Abraham Paholo did say it was quite dangerous. However, when the defendants left and he went after them to their village, the tension surely must have been diminished and there was further opportunity for a negotiated settlement. However, it seems that this did not occur or perhaps it did. No evidence was led concerning this. What is clear is that Abraham Paholo knew that in his custom, compensation was to be paid. Perhaps this explained why he was very concerned and perhaps why he too may be apprehensive about the matter if compensation was not paid. There was no evidence led to say that negotiation did take place to have the compensation paid at a later date. It seems that all the terms were readily acceded to. Perhaps this did reflect fear and apprehension.
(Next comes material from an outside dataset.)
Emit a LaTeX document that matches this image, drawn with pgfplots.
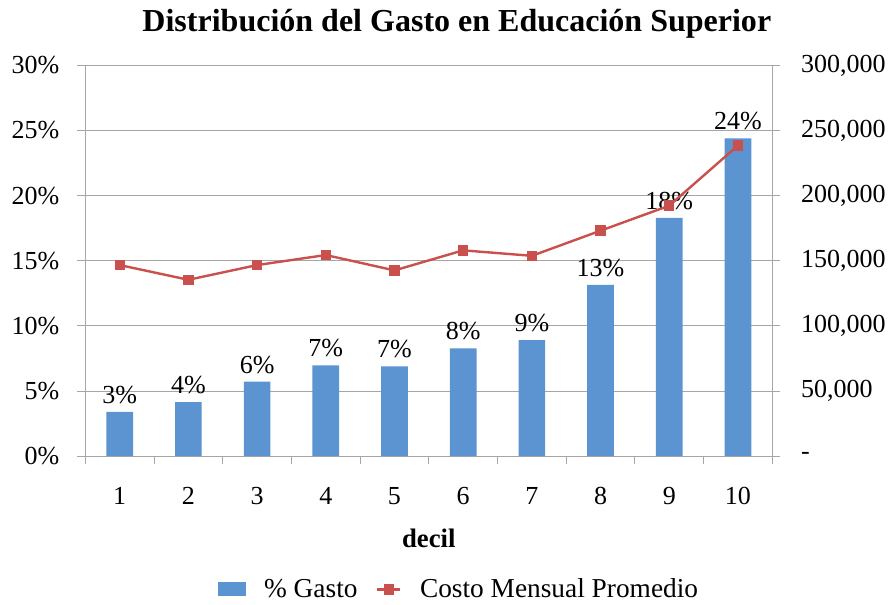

However, I am equally satisfied that there was an acknowledgment, acceptance and a willingness to pay compensation. Perhaps there was pressure applied by the presence of the defendants and their insistence on payment. There is however a fine line to be drawn between demands in which it is accompanied by menaces and a proper demand without menaces or force.
The circumstance of the offence as alleged by prosecution do show the commission of the offence. However, when balanced together with the Defendants version and the version of prosecution witness PW3, there is sufficient doubt raised so that I can give the benefit of it to the defendants.
There are two other matters which I wish to bring out in this judgement. One is that swearing on oath on the Bible to speak the truth but not speaking the truth brings a curse.
Secondly, there is a need to re-examine what customary offences are, what causes customary offences and seek to apply ones rational mind to these and not take them for granted. By doing that, one should be able to adapt customary issues so that they fall in line with the law, because at the end of the day, the law prevails.
The defendants are acquitted accordingly.